As a possible $26 billion settlement with opioid producers looms, some public health experts are citing the 1998 agreement with tobacco companies as a cautionary tale of runaway government spending and missed opportunities for saving more lives.
Mere fractions of the $200 billion-plus tobacco settlement have gone toward preventing smoking and helping people quit in many states. Instead, much of the money has helped to balance state budgets, lay fiber-optic cable and repair roads.
And while the settlement was a success in many ways — smoking rates have dropped significantly — cigarettes are still blamed for more than 480,000 American deaths a year.
"We saw a lot of those dollars being spent in ways that didn't help the population that had been harmed by tobacco," said Bradley D. Stein, director of the RAND Corporation's Opioid Policy Center. "And I think it's critical that the opioid settlement dollars are spent wisely."
A group of state attorneys general and the companies involved laid out key details of the settlement on Wednesday, a day after lawyers representing local governments nationwide said they were on the verge of settling.
The deal calls for the drugmaker Johnson & Johnson to pay up to $5 billion, in addition to billions more from the major national drug distribution companies. AmerisourceBergen and Cardinal Health are each to contribute $6.4 billion. McKesson is to pay $7.9 billion.
States — except West Virginia, which has already settled with the companies — will have 30 days to approve the agreements. After that, local governments will have four months to sign on. Each company will decide whether enough jurisdictions agree to the deal to move ahead with it.
"While the companies strongly dispute the allegations made in these lawsuits, they believe the proposed settlement agreement and settlement process it establishes ... are important steps toward achieving broad resolution of governmental opioid claims and delivering meaningful relief to communities across the United States," the distribution companies said in a statement.
Connecticut Attorney General William Tong said it would be the second-biggest cash settlement of its kind U.S. history behind the tobacco deal in the 1990s.
North Carolina Attorney General Josh Stein said the opioid agreement requires state and local governments to use the vast majority of the money on abatement — and that will be subject to a court order. Stein said there's a strong will to comply because of the devastation from opioids.
"We all are experiencing the consequences in communities across North Carolina, across the country," Stein said at a video news conference Wednesday.
The deal would be part of the ongoing effort to address the nationwide opioid addiction and overdose crisis. Prescription drugs and illegal ones like heroin and illicitly produced fentanyl have been linked to more than 500,000 deaths in the U.S. since 2000. The number of cases reached a record high in 2020.

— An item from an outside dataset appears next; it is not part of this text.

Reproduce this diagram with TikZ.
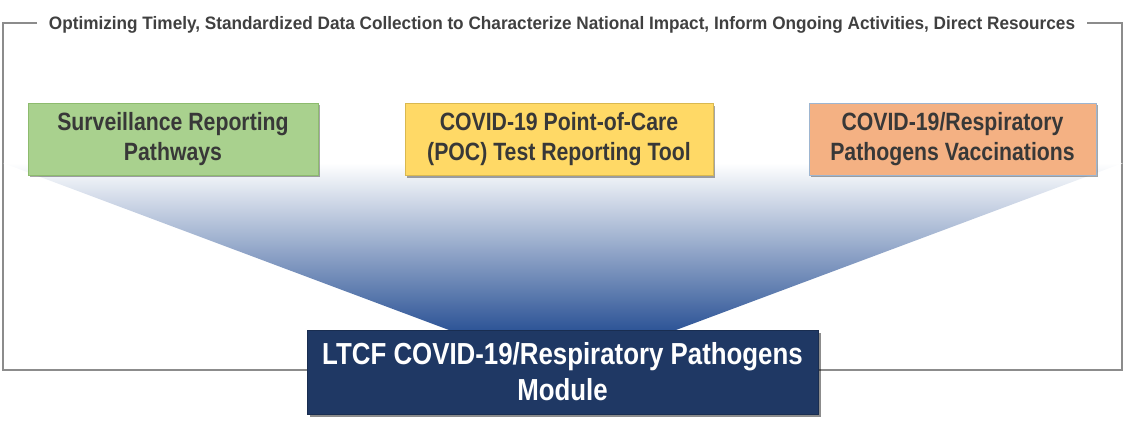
\documentclass[tikz,border=0pt]{standalone}
\usepackage{fontspec}
\setmainfont{Liberation Sans}
\newfontfamily\narrowfont[FakeStretch=0.85]{Liberation Sans}
\newfontfamily\titlefont[FakeStretch=0.955]{Liberation Sans}
\usetikzlibrary{shadows}
\definecolor{framegray}{HTML}{8C8C8C}
\definecolor{titlegray}{HTML}{404040}
\definecolor{boxtext}{HTML}{383838}
\definecolor{greenfill}{HTML}{A9D18E}
\definecolor{greenline}{HTML}{8DBB6E}
\definecolor{yellowfill}{HTML}{FFD966}
\definecolor{yellowline}{HTML}{D9B850}
\definecolor{orangefill}{HTML}{F4B183}
\definecolor{orangeline}{HTML}{9DB5D0}
\definecolor{navyfill}{HTML}{1F3864}
\definecolor{funnelmid}{HTML}{8EA2CB}
\definecolor{funnelbot}{HTML}{2E5597}
\tikzset{
  topbox/.style={draw, line width=0.8pt, minimum height=72pt, align=center,
    text=boxtext, font=\narrowfont\bfseries\fontsize{25}{30}\selectfont,
    drop shadow={shadow xshift=2pt, shadow yshift=-2pt, opacity=0.35, fill=black}},
  modbox/.style={fill=navyfill, draw=navyfill!80!black, line width=0.8pt, minimum width=511pt,
    minimum height=84pt, align=center, text=white,
    font=\narrowfont\bfseries\fontsize{30.4}{36}\selectfont,
    drop shadow={shadow xshift=2.5pt, shadow yshift=-2.5pt, opacity=0.45, fill=black}},
  titletext/.style={text=titlegray, font=\titlefont\bfseries\fontsize{18}{21}\selectfont, inner sep=0pt},
  frameline/.style={draw=framegray, line width=1.1pt}
}
\begin{document}
\begin{tikzpicture}[x=1pt,y=-1pt]
\useasboundingbox (0,0) rectangle (1125,432);
% frame
\coordinate (fa) at (37,23);
\coordinate (fb) at (3,23);
\coordinate (fc) at (3,370);
\coordinate (fd) at (1122,370);
\coordinate (fe) at (1122,23);
\coordinate (ff) at (1087,23);
\draw[frameline] (fa) -- (fb) -- (fc) -- (fd) -- (fe) -- (ff);
\node[titletext] (title) at (562,25) {Optimizing Timely, Standardized Data Collection to Characterize National Impact, Inform Ongoing Activities, Direct Resources};
% funnel
\coordinate (tl) at (3,163);
\coordinate (tr) at (1123,163);
\coordinate (br) at (676,330);
\coordinate (bl) at (449,330);
\shade[top color=white, middle color=funnelmid, bottom color=funnelbot] (tl) -- (tr) -- (br) -- (bl) -- cycle;
% boxes
\node[topbox, fill=greenfill, draw=greenline, minimum width=290pt] (surv) at (173,139) {Surveillance Reporting\\Pathways};
\node[topbox, fill=yellowfill, draw=yellowline, minimum width=308pt] (poc) at (559,139.5) {COVID-19 Point-of-Care\\(POC) Test Reporting Tool};
\node[topbox, fill=orangefill, draw=orangeline, minimum width=287pt] (vacc) at (952.5,139) {COVID-19/Respiratory\\Pathogens Vaccinations};
\node[modbox] (mod) at (562.5,372) {LTCF COVID-19/Respiratory Pathogens\\Module};
\end{tikzpicture}
\end{document}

If approved, the settlement will likely be the largest of many in the opioid litigation playing out nationwide. It's expected to bring more than $23 billion to abatement and mitigation efforts to help get treatment for people who are addicted along with other programs to address the crisis. The money would come in 18 annual payments, with the biggest amounts in the next several years.
A group of advocacy organizations, public health experts and others are pushing for governments to sign on to a set of principles for how settlement money should be used. They include establishing a dedicated fund for combating the epidemic with the settlement money and making sure that it doesn't just replace other funding streams in the budget.

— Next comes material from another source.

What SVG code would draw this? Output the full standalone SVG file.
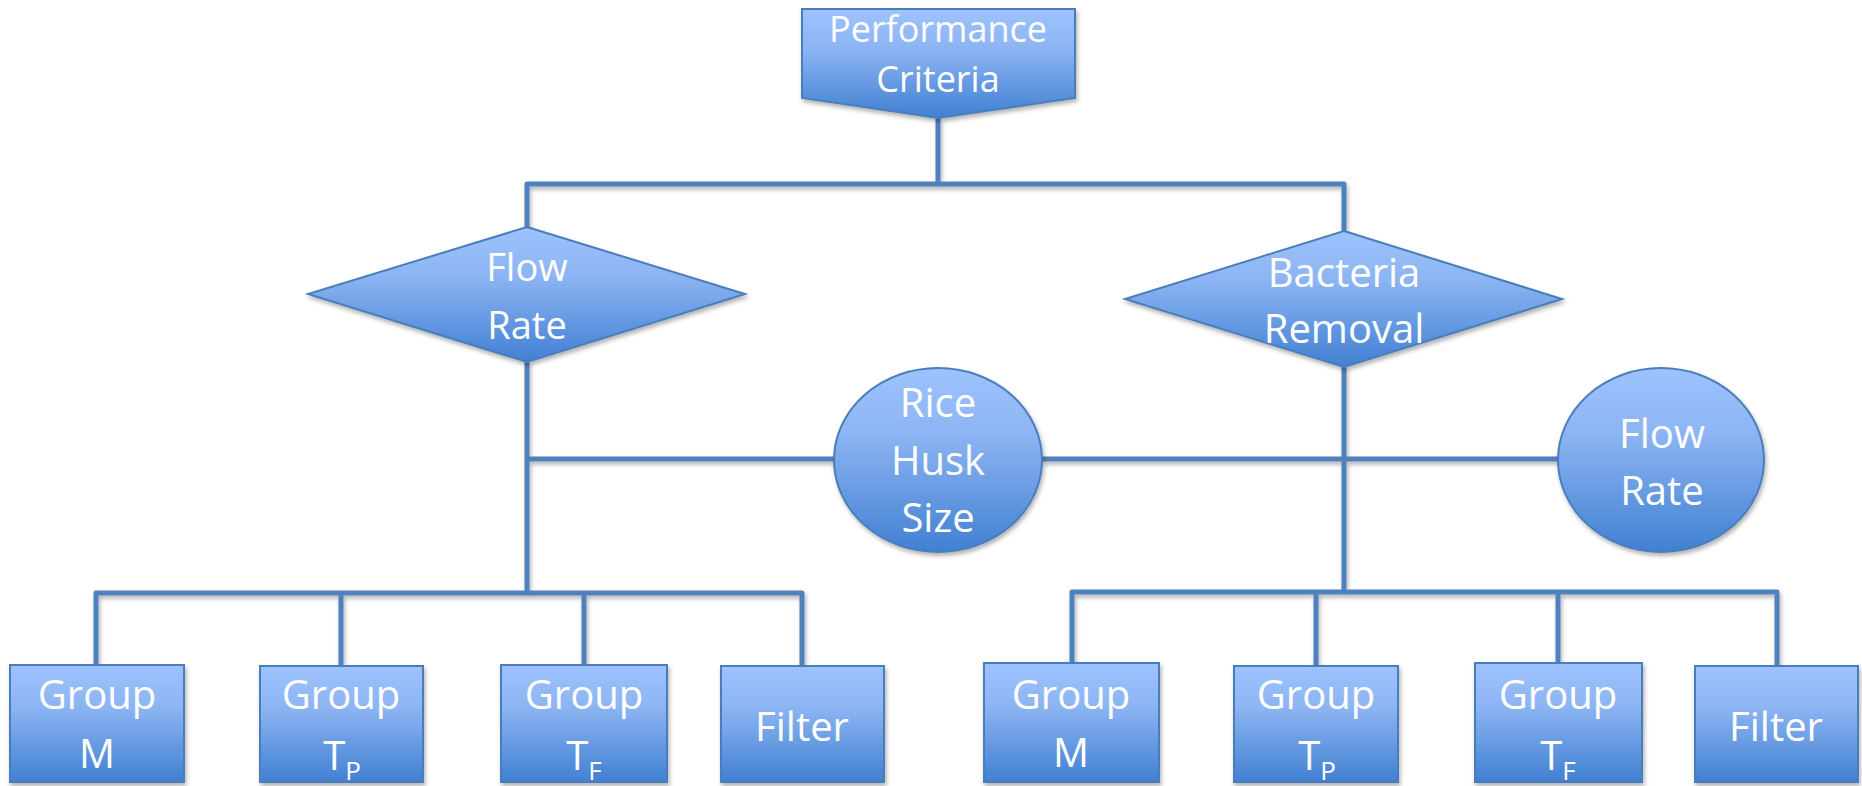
<svg xmlns="http://www.w3.org/2000/svg" width="1862" height="786" viewBox="0 0 1862 786">
<defs>
<linearGradient id="g" x1="0" y1="0" x2="0" y2="1">
<stop offset="0" stop-color="#9DC3FE"/>
<stop offset="0.35" stop-color="#8DB5F3"/>
<stop offset="1" stop-color="#4180D2"/>
</linearGradient>
<filter id="sh" x="-10%" y="-10%" width="130%" height="130%">
<feDropShadow dx="1.5" dy="3" stdDeviation="2" flood-color="#000" flood-opacity="0.3"/>
</filter>
<style>
.n{fill:url(#g);stroke:#4A7EBB;stroke-width:2;filter:url(#sh)}
.c{fill:none;stroke:#4F81BD;stroke-width:5;stroke-linejoin:round;filter:url(#sh)}
.t{fill:#fff;font-family:"Open Sans","Liberation Sans",sans-serif;font-size:40px;text-anchor:middle}
.s{font-size:26px}
</style>
</defs>
<rect width="1862" height="786" fill="#fff"/>
<g id="connectors">
<path class="c" d="M938 118V184M527 227V184H1344V231"/>
<path class="c" d="M527 362V593M527 459H834M96 665V593H802V665M341 593V666M584 593V665"/>
<path class="c" d="M1344 367V591M1042 459H1558M1072 663V592H1777V666M1316 592V666M1558 592V663"/>
</g>
<g id="performance-criteria">
<path class="n" d="M802 9H1075V98L938 118L802 98Z"/>
<text class="t" style="font-size:36px" x="938" y="42">Performance</text>
<text class="t" style="font-size:36px" x="938" y="92">Criteria</text>
</g>
<g id="flow-rate-decision">
<path class="n" d="M527 227L745 294L527 362L308 294Z"/>
<text class="t" style="font-size:38px" x="527" y="281">Flow</text>
<text class="t" style="font-size:38px" x="527" y="339">Rate</text>
</g>
<g id="bacteria-removal-decision">
<path class="n" d="M1344 231L1562 299L1344 367L1125 299Z"/>
<text class="t" x="1344" y="287">Bacteria</text>
<text class="t" x="1344" y="343">Removal</text>
</g>
<g id="rice-husk-size">
<ellipse class="n" cx="938" cy="460" rx="104" ry="92"/>
<text class="t" x="938" y="417">Rice</text>
<text class="t" x="938" y="475">Husk</text>
<text class="t" x="938" y="532">Size</text>
</g>
<g id="flow-rate-circle">
<ellipse class="n" cx="1661" cy="460" rx="103" ry="92"/>
<text class="t" x="1662" y="448">Flow</text>
<text class="t" x="1662" y="505">Rate</text>
</g>
<g id="group-m-left">
<rect class="n" x="10" y="665" width="174" height="117"/>
<text class="t" x="97" y="709">Group</text>
<text class="t" x="97" y="768">M</text>
</g>
<g id="group-tp-left">
<rect class="n" x="260" y="666" width="163" height="116"/>
<text class="t" x="341" y="709">Group</text>
<text class="t" x="342" y="770">T<tspan class="s" dy="10">P</tspan></text>
</g>
<g id="group-tf-left">
<rect class="n" x="501" y="665" width="166" height="117"/>
<text class="t" x="584" y="709">Group</text>
<text class="t" x="584" y="770">T<tspan class="s" dy="10">F</tspan></text>
</g>
<g id="filter-left">
<rect class="n" x="721" y="666" width="163" height="116"/>
<text class="t" x="802" y="741">Filter</text>
</g>
<g id="group-m-right">
<rect class="n" x="984" y="663" width="175" height="119"/>
<text class="t" x="1071" y="709">Group</text>
<text class="t" x="1071" y="767">M</text>
</g>
<g id="group-tp-right">
<rect class="n" x="1234" y="666" width="164" height="116"/>
<text class="t" x="1316" y="709">Group</text>
<text class="t" x="1317" y="770">T<tspan class="s" dy="10">P</tspan></text>
</g>
<g id="group-tf-right">
<rect class="n" x="1475" y="663" width="167" height="119"/>
<text class="t" x="1558" y="709">Group</text>
<text class="t" x="1558" y="770">T<tspan class="s" dy="10">F</tspan></text>
</g>
<g id="filter-right">
<rect class="n" x="1695" y="666" width="163" height="116"/>
<text class="t" x="1776" y="741">Filter</text>
</g>
</svg>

The group has pointed out that many state and local governments have already made cuts to substance use and behavioral health programs because of economic downturn wrought by the coronavirus pandemic. And government officials may be tempted to fill holes in budgets with the money.
Joshua Sharfstein, a vice dean at the Johns Hopkins Bloomberg School of Public Health, said it's crucial that the money is spent to combat the opioid scourge because the overdose epidemic is raging.
Last year, there were a record 93,000 fatal overdoses from all drugs in the U.S. The majority of them involved fentanyl, a potent synthetic opioid that has medical uses but is also produced illicitly.
"Everybody is both excited and a little worried," Sharfstein said of the expected funds, "a little worried that they may be squandered."
Stein, of the RAND Corporation, said it's important to spend the money on efforts that are proven to be effective, including treating addictions and using drugs to stop overdoses.
"We know treatment works," he said. "We know naloxone appears to be very important in preventing overdose deaths. ... There's not going to be a silver bullet. It may vary, community by community."
Looking back to the tobacco settlement, Stein said guiderails were not in place to make sure all of the money was used as it was intended.
"I think, or at least hope, that we have learned from history," Stein said. "But I think it would be naive to think that, if we took our eye off the ball, that it couldn't happen again."